The Digital Age

People of my generation are reputed to be terrified of technology. We don’t understand social media; we are constantly scammed on Craigslist; we don’t understand why no one uses a telephone booth (except in old Superman episodes) and we drop cellphones in the toilet, sometimes on purpose. Much of this is true, to a greater degree in some cases, but my history is different. I was one of the first people in my little village to own an Apple IIe computer when they first were marketed. Even though I used it mostly for playing a space video game on a floppy disk(!) where the goal was to blast into an orbital trajectory and then dock with a space station within a time limit. A time limit I never managed to achieve beyond the Novice level.

Nonetheless, I created a household budget within a spreadsheet, featuring investments and savings and yearly expenditures; and promptly ignored it when there never seemed to be enough money coming in anyway. Word processing was a joy to learn, and I wrote a few letters, I think. It was such fun to be sitting at a keyboard, inventing stuff, cutting and pasting whatever, inadvertently erasing an award-winning project proposal permanently at the touch of a button.

Therein lies the frustration; the inability to avoid stupid mistakes while sitting at a keyboard.

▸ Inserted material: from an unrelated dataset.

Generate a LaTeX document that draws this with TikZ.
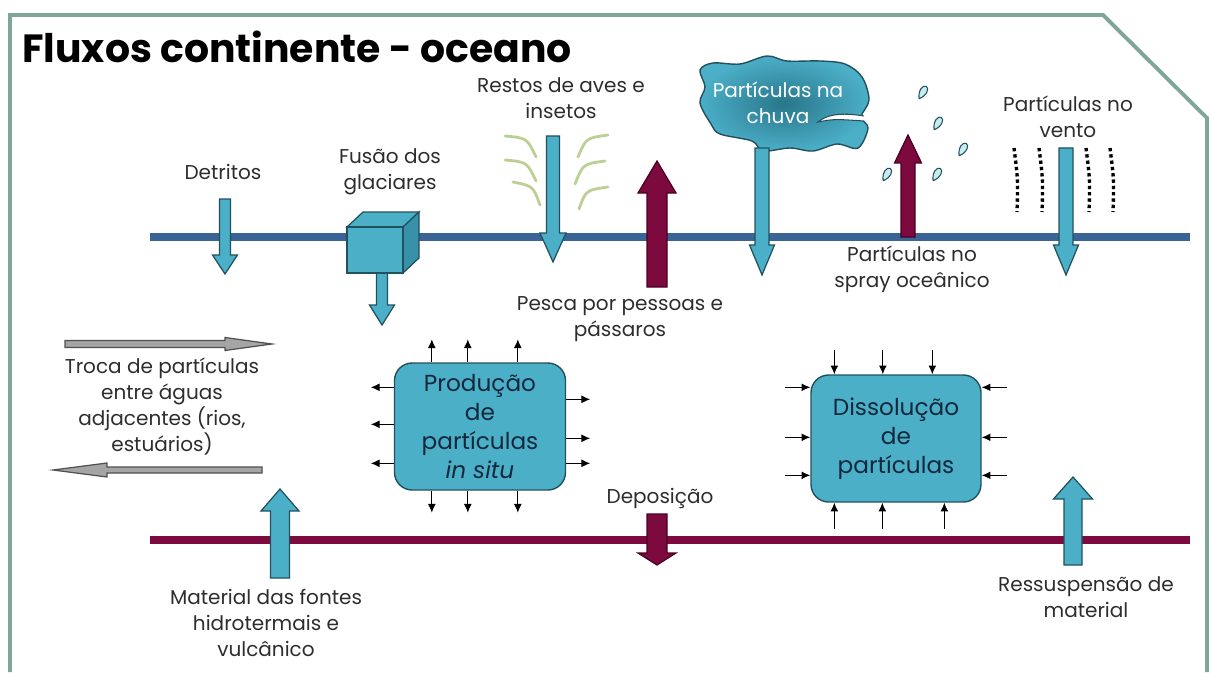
\documentclass[tikz,border=0pt]{standalone}
\usepackage{fontspec}
\setmainfont{Poppins}
\usetikzlibrary{arrows.meta,calc}

\definecolor{framegreen}{RGB}{127,166,150}
\definecolor{surfblue}{RGB}{59,100,150}
\definecolor{maroon}{RGB}{125,10,62}
\definecolor{maroondark}{RGB}{75,0,35}
\definecolor{tealfill}{RGB}{75,175,200}
\definecolor{tealline}{RGB}{35,80,95}
\definecolor{clouddark}{RGB}{40,118,138}
\definecolor{tealside}{RGB}{55,145,168}
\definecolor{arrowgray}{RGB}{165,165,165}
\definecolor{grayline}{RGB}{80,80,80}
\definecolor{wispgreen}{RGB}{188,208,150}
\definecolor{dropfill}{RGB}{200,235,240}
\definecolor{labelgray}{RGB}{45,45,45}
\definecolor{boxtext}{RGB}{20,40,60}

\newcommand{\lblfont}{\fontsize{11.4}{14.8}\selectfont}
\newcommand{\boxfont}{\fontsize{13.2}{16.5}\selectfont}
\newcommand{\titlefont}{\fontsize{22.4}{26}\selectfont\bfseries}

% vertical block arrow: style, x, y base, y tip, half shaft, half head, head length (signed)
\newcommand{\vblock}[7]{%
  \draw[#1] ({#2-#5},#3) -- ({#2-#5},{#4-#7}) -- ({#2-#6},{#4-#7}) -- (#2,#4)
    -- ({#2+#6},{#4-#7}) -- ({#2+#5},{#4-#7}) -- ({#2+#5},#3) -- cycle;}
% horizontal block arrow: style, y, x base, x tip, half shaft, half head, head length (signed)
\newcommand{\hblock}[7]{%
  \draw[#1] (#3,{#2-#5}) -- ({#4-#7},{#2-#5}) -- ({#4-#7},{#2-#6}) -- (#4,#2)
    -- ({#4-#7},{#2+#6}) -- ({#4-#7},{#2+#5}) -- (#3,{#2+#5}) -- cycle;}

\tikzset{
  lbl/.style={font=\lblfont, text=labelgray, align=center, inner sep=1pt},
  tealarrow/.style={fill=tealfill, draw=tealline, line width=0.7pt},
  redarrow/.style={fill=maroon, draw=maroondark, line width=0.7pt},
  grayarrow/.style={fill=arrowgray, draw=grayline, line width=0.7pt},
  procbox/.style={draw=tealline, fill=tealfill, rounded corners=10pt, line width=0.8pt,
    minimum width=3.42cm, minimum height=2.54cm, font=\boxfont, text=boxtext, align=center},
  tinyarr/.style={-{Latex[length=5pt,width=4.5pt]}, line width=0.6pt},
  wisp/.style={draw=wispgreen, line width=1.6pt, line cap=round},
  windline/.style={line width=1.9pt, dash pattern=on 1.9pt off 1.7pt},
  drop/.style={draw=tealline, fill=dropfill, line width=0.6pt},
  frameline/.style={draw=framegreen, line width=2.2pt},
}

\begin{document}
\begin{tikzpicture}[x=0.02cm, y=-0.02cm]
  \useasboundingbox (0,0) rectangle (1212,672);
  % frame
  \draw[frameline] (10,672) -- (10,15) -- (1103,15) -- (1207,118) -- (1207,672);
  \node[anchor=west, font=\titlefont, text=black] (title) at (16,47) {Fluxos continente - oceano};

  % surface and bottom
  \draw[surfblue, line width=4.2pt] (150,237) -- (1190,237);
  \draw[maroon, line width=4pt] (150,540) -- (1190,540);

  % top fluxes
  \node[lbl] (detritos) at (223,172) {Detritos};
  \vblock{tealarrow}{225}{199}{274}{5.5}{12.5}{19}

  \node[lbl] (fusao) at (390,172) {Fusão dos\\glaciares};
  \vblock{tealarrow}{382}{270}{325}{5.5}{12.5}{20}
  \draw[tealarrow] (347,227) -- (363,212) -- (419,212) -- (403,227) -- cycle;
  \draw[tealarrow, fill=tealside] (403,227) -- (419,212) -- (419,258) -- (403,273) -- cycle;
  \draw[tealarrow] (347,227) rectangle (403,273);

  \node[lbl] (restos) at (561,98) {Restos de aves e\\insetos};
  \draw[wisp] (505,136) .. controls (527,138) .. (536,157);
  \draw[wisp] (505,160) .. controls (527,162) .. (536,181);
  \draw[wisp] (513,182) .. controls (533,186) .. (540,205);
  \draw[wisp] (608,135) .. controls (586,138) .. (578,157);
  \draw[wisp] (605,161) .. controls (583,164) .. (575,184);
  \draw[wisp] (608,187) .. controls (586,190) .. (579,209);
  \vblock{tealarrow}{553}{136}{262}{6.5}{13}{29}

  \node[lbl] (pesca) at (620,319) {Pesca por pessoas e\\pássaros};
  \vblock{redarrow}{657}{287}{161}{10}{19}{-32}

  \shadedraw[inner color=clouddark, outer color=tealfill, draw=tealline, line width=0.8pt]
    plot[smooth cycle, tension=0.55] coordinates {(700,70) (713,63) (740,64) (767,56) (787,61)
      (820,61) (845,64) (862,77) (869,100) (861,117) (868,128) (858,148) (837,144) (813,151)
      (790,148) (763,151) (752,141) (720,134) (711,124) (700,103) (705,87)};
  \draw[tealline, fill=white, line width=0.6pt] (864,116) .. controls (840,112) and (826,115) .. (818,122)
    .. controls (834,119) .. (864,121);
  \node[lbl, text=white] (chuva) at (778,103) {Partículas na\\chuva};
  \vblock{tealarrow}{762}{148}{275}{7}{12.5}{30}

  \foreach \p in {(923,92),(938,123),(963,149),(887,174),(937,174)}
    \draw[drop, shift={\p}, rotate=-30, scale=1.3] (0,6) .. controls (-4,1) and (-3,-5) .. (0,-5)
      .. controls (3,-5) and (4,1) .. (0,6);
  \vblock{redarrow}{908}{237}{135}{7}{13.5}{-28}
  \node[lbl] (spray) at (912,269) {Partículas no\\spray oceânico};

  \node[lbl] (vento) at (1068,117) {Partículas no\\vento};
  \draw[windline] (1014,148) .. controls (1018,180) .. (1017,212);
  \draw[windline] (1039,148) .. controls (1043,180) .. (1042,212);
  \draw[windline] (1086,148) .. controls (1090,180) .. (1089,212);
  \draw[windline] (1110,148) .. controls (1114,180) .. (1113,212);
  \vblock{tealarrow}{1066}{148}{275}{7}{12.5}{30}

  % lateral exchange
  \hblock{grayarrow}{344}{65}{272}{3.5}{6.5}{47}
  \hblock{grayarrow}{470}{262}{53}{3}{7}{-54}
  \node[lbl] (troca) at (162,407) {Troca de partículas\\entre águas\\adjacentes (rios,\\estuários)};

  % water column
  \node[procbox] (prod) at (480,426.5) {Produção\\de\\partículas\\\textit{in situ}};
  \foreach \dx in {38,74,124} {
    \draw[tinyarr] ($(prod.north west)+(\dx,0)$) -- ++(0,-23);
    \draw[tinyarr] ($(prod.south west)+(\dx,0)$) -- ++(0,22);
  }
  \foreach \dy in {25,62,101}
    \draw[tinyarr] ($(prod.north west)+(0,\dy)$) -- ++(-23,0);
  \foreach \dy in {37,76,101}
    \draw[tinyarr] ($(prod.north east)+(0,\dy)$) -- ++(24,0);

  \node[procbox, minimum width=3.4cm] (diss) at (896,438.5) {Dissolução\\de\\partículas};
  \foreach \dx in {24,72.5,122}
    \draw[tinyarr] ($(diss.north west)+(\dx,-24)$) -- ++(0,24);
  \foreach \dx in {24,72,134}
    \draw[tinyarr] ($(diss.south west)+(\dx,26)$) -- ++(0,-26);
  \foreach \dy in {13,63,101} {
    \draw[tinyarr] ($(diss.north west)+(-25,\dy)$) -- ++(25,0);
    \draw[tinyarr] ($(diss.north east)+(25,\dy)$) -- ++(-25,0);
  }

  % bottom fluxes
  \node[lbl] (deposicao) at (660,498) {Deposição};
  \vblock{redarrow}{657}{514}{565}{10}{19}{12}

  \vblock{tealarrow}{280}{578}{489}{9.5}{19}{-22}
  \node[lbl] (material) at (266,623) {Material das fontes\\hidrotermais e\\vulcânico};

  \vblock{tealarrow}{1073}{565}{477}{9}{19.5}{-22}
  \node[lbl] (ressusp) at (1086,597) {Ressuspensão de\\material};
\end{tikzpicture}
\end{document}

Forgetting to back up important documents. Wasting hours composing important documents that would easily have been written by hand in a few minutes in the first place. But I’ve adapted more easily than some to the computer age. And I get to reflect, when socializing with the children, that I remember when typewriters were clickety-clacking in dorm rooms, and White Out spilled willy-nilly over desktops and dirty socks.

Now, I embrace technology. I have a ring that tells me if I’ve had enough sleep. I keep the grocery list on my phone. I have two Facebook accounts, including one for my business. I avoided Twitter even when it was incredibly popular because I knew someday that Donald Trump and Elon Musk types would turn it into socialized bullying and terrorism. And I’m totally into email instead of actually talking with people. I think I have four different email accounts, one of which has over 2,327 (and counting) emails in the inbox. And another that still has 276 that are unopened. I’m leaving them for my children to go through after I’m dead. Some parents leave a pile of photo albums with blurry pictures; I’m leaving thousands of emails, some of which might contain valuable information on the retirement plans I never got around to completing.

Now, I dare you all to take the password challenge: can you – in fact – remember the passwords to your important digital accounts? Do you have them written down somewhere, available to the first thief who ransacks your senior living tenement? Why not just paste them on the wall right behind the computer and avoid being tortured by the thieves into giving them up? Or have you taken advantage of the next generation of security technology: digital face scans and fingerprint computer access? Now, after the thieves have tortured you, they’ll drag your semi-lifeless body over to the computer, forcing open your eyelids and pressing your nearly lifeless fingers into the keyboard. I remember a Tom Cruise movie (Minority Report) where he has his eyeballs replaced to avoid facial recognition software but keeps the old ones to access his high security former workplace. There’s the stuff of technology nightmares! My own technology hell isn’t the fear of the new, the digital, the high res and high tech. It’s the inability to get my fingers to hit the correct buttons on the screen. It’s not a problem I have with the digital; it’s a problem with my digits. I’m forced to choose between carrying a cellphone the size of a large dinner plate, or one I can put in my pocket and inevitably touch incorrect keys. With embarrassing results, more often than not. The other disadvantage to the small cellphone is that it manages to slip out of your pocket more easily, bounce around your nearly lifeless fingers, following the departure of the identity thieves, and fall – of course – into the toilet.